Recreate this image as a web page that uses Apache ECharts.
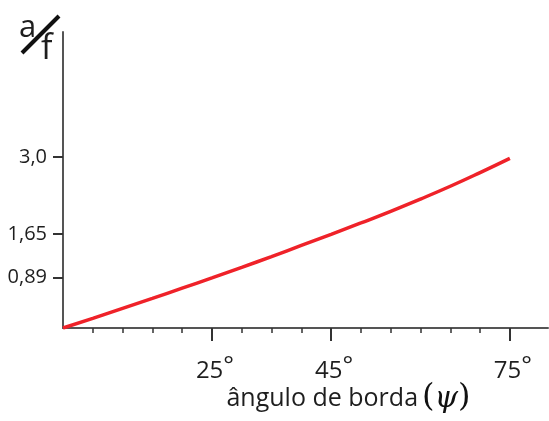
<!DOCTYPE html>
<html>
<head>
<meta charset="utf-8">
<script src="https://cdn.jsdelivr.net/npm/echarts@6/dist/echarts.min.js"></script>
<style>
html,body{margin:0;padding:0;background:#fff;}
#chart{width:549px;height:421px;}
</style>
</head>
<body>
<div id="chart"></div>
<script>
// rim angle (degrees) and a/f values
const angles = [0, 5, 10, 15, 20, 25, 30, 35, 40, 45, 50, 55, 60, 65, 70, 75];
const afValues = [0, 0.17, 0.345, 0.52, 0.70, 0.88, 1.065, 1.255, 1.45, 1.645, 1.845, 2.05, 2.265, 2.49, 2.73, 2.98];

const xMinorTicks = [5, 10, 15, 20, 25, 30, 35, 40, 45, 50, 55, 60, 65, 70, 75];
const xMajorTicks = [25, 45, 75];
const xTickLabels = ['25', '45', '75'];
const yTickValues = [0.89, 1.65, 3.0];
const yTickLabels = ['0,89', '1,65', '3,0'];

const font = 'Open Sans';
const textColor = '#1e1e1e';
const axisColor = '#555555';

const chart = echarts.init(document.getElementById('chart'), null, {renderer: 'canvas'});

const seriesData = angles.map((a, i) => [a, afValues[i]]);

chart.setOption({
  animation: false,
  backgroundColor: '#ffffff',
  grid: {left: 63, top: 32, right: 1, bottom: 93, containLabel: false},
  xAxis: [
    {
      type: 'value', min: 0, max: 81.4,
      axisLine: {show: true, lineStyle: {color: axisColor, width: 2}},
      axisTick: {show: true, customValues: xMinorTicks, length: 5, lineStyle: {color: '#333', width: 1.5}},
      axisLabel: {show: false},
      splitLine: {show: false},
      name: '{t|ângulo de borda}{p|(}{s|ψ}{p|)}',
      nameLocation: 'middle',
      nameGap: 54,
      nameTextStyle: {
        padding: [0, 0, 0, 86],
        rich: {
          t: {fontFamily: font, fontSize: 25, color: textColor, verticalAlign: 'bottom', padding: [0, 4, 3, 0]},
          p: {fontFamily: 'DejaVu Serif', fontSize: 32, color: '#111', verticalAlign: 'bottom'},
          s: {fontFamily: 'DejaVu Serif', fontStyle: 'italic', fontSize: 30, color: '#111', verticalAlign: 'bottom'}
        }
      }
    },
    {
      type: 'value', min: 0, max: 81.4, position: 'bottom',
      axisLine: {show: false},
      axisTick: {show: true, customValues: xMajorTicks, length: 13, lineStyle: {color: '#333', width: 2}},
      axisLabel: {
        show: true, customValues: xMajorTicks, margin: 26,
        formatter: (v) => '{n|' + xTickLabels[xMajorTicks.indexOf(v)] + '}{d|°}',
        rich: {
          n: {fontFamily: font, fontSize: 24, color: textColor, padding: [0, 0, 0, 6]},
          d: {fontFamily: font, fontSize: 25, color: textColor, padding: [0, 0, 9, 0]}
        }
      },
      splitLine: {show: false}
    }
  ],
  yAxis: {
    type: 'value', min: 0, max: 5.2,
    axisLine: {show: true, lineStyle: {color: axisColor, width: 2}},
    axisTick: {show: true, customValues: yTickValues, length: 10, lineStyle: {color: '#333', width: 2}},
    axisLabel: {
      show: true, customValues: yTickValues, margin: 16,
      fontFamily: font, fontSize: 20, color: textColor,
      formatter: (v) => yTickLabels[yTickValues.indexOf(v)]
    },
    splitLine: {show: false}
  },
  series: [{
    type: 'line',
    data: seriesData,
    smooth: true,
    showSymbol: false,
    lineStyle: {color: '#ef2229', width: 3.5},
    z: 5
  }],
  graphic: [
    {type: 'text', left: 19, top: 13, style: {text: 'a', fontFamily: font, fontSize: 31, fill: textColor}},
    {type: 'line', shape: {x1: 22, y1: 53, x2: 59, y2: 16}, style: {stroke: '#111', lineWidth: 4}},
    {type: 'text', left: 41, top: 32, style: {text: 'f', fontFamily: font, fontSize: 34, fill: textColor}}
  ]
});
</script>
</body>
</html>
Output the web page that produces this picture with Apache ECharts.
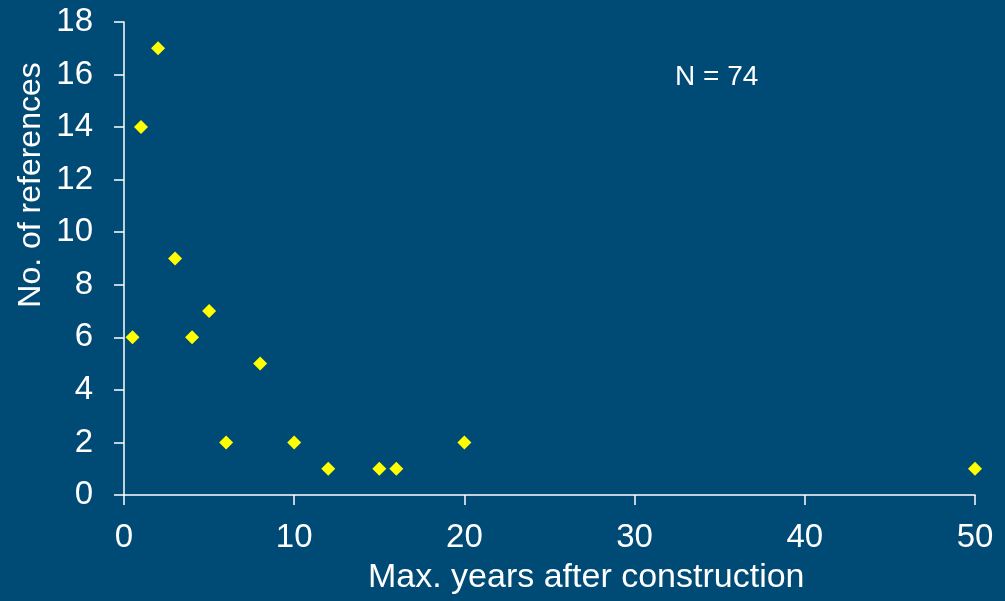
<!DOCTYPE html>
<html>
<head>
<meta charset="utf-8">
<script src="https://cdn.jsdelivr.net/npm/echarts@6/dist/echarts.min.js"></script>
<style>
html,body{margin:0;padding:0;background:#004B76;}
#c{width:1005px;height:601px;}
</style>
</head>
<body>
<div id="c"></div>
<script>
var years = [0.5, 1, 2, 3, 4, 5, 6, 8, 10, 12, 15, 16, 20, 50];
var refs  = [6, 14, 17, 9, 6, 7, 2, 5, 2, 1, 1, 1, 2, 1];
var xTitle = 'Max. years after construction';
var yTitle = 'No. of references';
var note = 'N = 74';

var points = years.map(function (x, i) { return [x, refs[i]]; });
var font = 'Liberation Sans, Arial, sans-serif';

var chart = echarts.init(document.getElementById('c'));
chart.setOption({
  backgroundColor: '#004B76',
  animation: false,
  grid: { left: 124, right: 30, top: 22, bottom: 106, containLabel: false },
  xAxis: {
    type: 'value', min: 0, max: 50, interval: 10,
    axisLine: { show: true, onZero: false, lineStyle: { color: '#ffffff', width: 1.5 } },
    axisTick: { show: true, inside: false, length: 10, lineStyle: { color: '#ffffff', width: 1.5 } },
    axisLabel: { color: '#ffffff', fontSize: 33, fontFamily: font, margin: 26 },
    splitLine: { show: false }
  },
  yAxis: {
    type: 'value', min: 0, max: 18, interval: 2,
    axisLine: { show: true, onZero: false, lineStyle: { color: '#ffffff', width: 1.5 } },
    axisTick: { show: true, inside: false, length: 10, lineStyle: { color: '#ffffff', width: 1.5 } },
    axisLabel: { color: '#ffffff', fontSize: 33, fontFamily: font, margin: 31 },
    splitLine: { show: false }
  },
  graphic: [
    { type: 'text', left: 368, top: 561,
      style: { text: xTitle, fill: '#ffffff', font: '34px ' + font } },
    { type: 'text', x: 31, y: 185, rotation: Math.PI / 2,
      style: { text: yTitle, fill: '#ffffff', font: '32px ' + font, align: 'center', verticalAlign: 'middle' } },
    { type: 'text', left: 675, top: 63,
      style: { text: note, fill: '#ffffff', font: '28px ' + font } }
  ],
  series: [{
    type: 'scatter',
    data: points,
    symbol: 'diamond',
    symbolSize: 14,
    itemStyle: { color: '#FFFF00', opacity: 1 }
  }]
});
</script>
</body>
</html>
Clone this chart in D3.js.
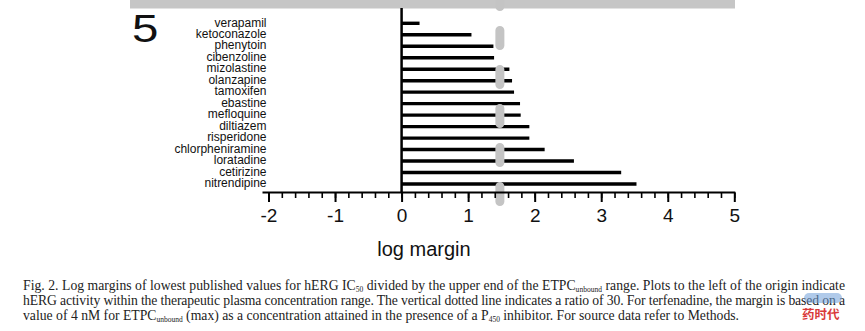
<!DOCTYPE html>
<html>
<head>
<meta charset="utf-8">
<script src="https://cdn.jsdelivr.net/npm/d3@7/dist/d3.min.js"></script>
<style>
  html, body { margin: 0; padding: 0; background: #fff; }
  svg { display: block; }
</style>
</head>
<body>
<div id="chart"></div>
<script>
// drug names, top to bottom
var drugs = ["verapamil", "ketoconazole", "phenytoin", "cibenzoline", "mizolastine",
  "olanzapine", "tamoxifen", "ebastine", "mefloquine", "diltiazem", "risperidone",
  "chlorpheniramine", "loratadine", "cetirizine", "nitrendipine"];
// log margin
var logMargins = [0.27, 1.05, 1.38, 1.39, 1.62, 1.66, 1.69, 1.78, 1.79, 1.92, 1.92,
  2.15, 2.59, 3.30, 3.53];
var xTicks = [-2, -1, 0, 1, 2, 3, 4, 5];
var ratioLine = Math.log10(30);   // dotted line, ratio of 30
var panelLabel = "5";
var axisTitle = "log margin";

var width = 865, height = 331;
var sans = "Arial, 'Liberation Sans', Helvetica, sans-serif";
var serif = "'Times New Roman', 'Liberation Serif', Times, serif";

var svg = d3.select("#chart").append("svg")
  .attr("width", width)
  .attr("height", height);

var x = d3.scaleLinear().domain([-2, 5]).range([268.5, 734.3]);
var y = d3.scalePoint().domain(drugs).range([23.3, 184]);
var axisY = 192.5;

var data = drugs.map(function(d, i) { return {name: d, value: logMargins[i]}; });

// grey strip along the top
svg.append("rect")
  .attr("x", 130).attr("y", 0)
  .attr("width", 605).attr("height", 8.5)
  .style("fill", "#c6c6c6");

// big panel number
svg.append("text")
  .attr("transform", "translate(132,42) scale(1.25,1)")
  .style("font", "38px " + sans)
  .style("fill", "#111")
  .text(panelLabel);

// bars
svg.selectAll(".bar")
  .data(data)
  .enter().append("line")
  .attr("class", "bar")
  .attr("x1", x(0))
  .attr("x2", function(d) { return x(d.value); })
  .attr("y1", function(d) { return y(d.name); })
  .attr("y2", function(d) { return y(d.name); })
  .style("stroke", "#000")
  .style("stroke-width", 3.4);

// drug labels
svg.selectAll(".label")
  .data(data)
  .enter().append("text")
  .attr("class", "label")
  .attr("x", 266.5)
  .attr("y", function(d) { return y(d.name) - 1; })
  .attr("dy", "0.35em")
  .attr("text-anchor", "end")
  .style("font", "12px " + sans)
  .style("fill", "#111")
  .text(function(d) { return d.name; });

// vertical axis at zero
svg.append("line")
  .attr("x1", x(0)).attr("x2", x(0))
  .attr("y1", 8).attr("y2", axisY)
  .style("stroke", "#000")
  .style("stroke-width", 2.5);

// dotted reference line (ratio 30)
svg.append("line")
  .attr("x1", x(ratioLine)).attr("x2", x(ratioLine))
  .attr("y1", -8.5).attr("y2", 203)
  .style("stroke", "#c4c4c4")
  .style("stroke-width", 9)
  .style("stroke-linecap", "round")
  .style("stroke-dasharray", "15,24");

// minor ticks
var minor = svg.append("g")
  .attr("transform", "translate(0," + axisY + ")")
  .call(d3.axisBottom(x)
    .tickValues(d3.range(-2, 5.001, 0.2))
    .tickSize(5.5)
    .tickSizeOuter(0)
    .tickFormat(""));
minor.select(".domain").remove();
minor.selectAll(".tick line").style("stroke-width", 1.6).style("stroke", "#000");

// major ticks + labels
var xAxis = svg.append("g")
  .attr("transform", "translate(0," + axisY + ")")
  .call(d3.axisBottom(x)
    .tickValues(xTicks)
    .tickSize(9.5)
    .tickSizeOuter(0)
    .tickPadding(7)
    .tickFormat(function(d) { return String(d); }));
xAxis.select(".domain").remove();
xAxis.selectAll(".tick line").style("stroke-width", 2).style("stroke", "#000");
xAxis.selectAll(".tick text")
  .style("font", "19px " + sans)
  .style("fill", "#111");

svg.append("line")
  .attr("x1", x(-2) - 6).attr("x2", x(5) + 1)
  .attr("y1", axisY).attr("y2", axisY)
  .style("stroke", "#000")
  .style("stroke-width", 2.2);

// axis title
svg.append("text")
  .attr("x", 424).attr("y", 256)
  .attr("text-anchor", "middle")
  .style("font", "20px " + sans)
  .style("fill", "#111")
  .text(axisTitle);

// caption, three lines with subscripts
var caption = [
  {y: 289.5, justify: 822, parts: [
    ["Fig. 2.  Log margins of lowest published values for hERG IC"], ["50", 1],
    [" divided by the upper end of the ETPC"], ["unbound", 1],
    [" range. Plots to the left of the origin indicate"]]},
  {y: 304.5, justify: 822, parts: [
    ["hERG activity within the therapeutic plasma concentration range. The vertical dotted line indicates a ratio of 30. For terfenadine, the margin is based on a"]]},
  {y: 319.5, justify: null, parts: [
    ["value of 4 nM for ETPC"], ["unbound", 1], [" (max) as a concentration attained in the presence of a P"],
    ["450", 1], [" inhibitor. For source data refer to Methods."]]}
];

caption.forEach(function(line) {
  var t = svg.append("text")
    .attr("x", 23).attr("y", line.y)
    .style("font", "13.7px " + serif)
    .style("fill", "#222");
  if (line.justify) {
    t.attr("textLength", line.justify).attr("lengthAdjust", "spacing");
  }
  line.parts.forEach(function(p) {
    var s = t.append("tspan").text(p[0]);
    if (p[1]) {
      s.style("font-size", "7.5px").attr("dy", 2.5);
    } else if (t.selectAll("tspan").size() > 1) {
      s.attr("dy", -2.5);
    }
  });
});

// watermark logo bottom right
svg.append("rect")
  .attr("x", 804).attr("y", 293)
  .attr("width", 38).attr("height", 10).attr("rx", 5)
  .style("fill", "#6f9fd8").style("opacity", 0.55);
svg.append("text")
  .attr("x", 802).attr("y", 319)
  .style("font", "bold 12.5px 'Noto Sans CJK SC', sans-serif")
  .style("fill", "#d93a3a")
  .text("药时代");
</script>
</body>
</html>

□ □ □ □ □

• Task prompt:
Without any pictures, set down the lines from the one holding "Output the web" through the one holding "var font = 'Liberation".

• Answer:
Output the web page that produces this picture with Apache ECharts.
<!DOCTYPE html>
<html>
<head>
<meta charset="utf-8">
<script src="https://cdn.jsdelivr.net/npm/echarts@6/dist/echarts.min.js"></script>
<style>
html,body{margin:0;padding:0;background:#004B76;}
#c{width:1005px;height:601px;}
</style>
</head>
<body>
<div id="c"></div>
<script>
var years = [0.5, 1, 2, 3, 4, 5, 6, 8, 10, 12, 15, 16, 20, 50];
var refs  = [6, 14, 17, 9, 6, 7, 2, 5, 2, 1, 1, 1, 2, 1];
var xTitle = 'Max. years after construction';
var yTitle = 'No. of references';
var note = 'N = 74';

var points = years.map(function (x, i) { return [x, refs[i]]; });
var font = 'Liberation Sans, Arial, sans-serif';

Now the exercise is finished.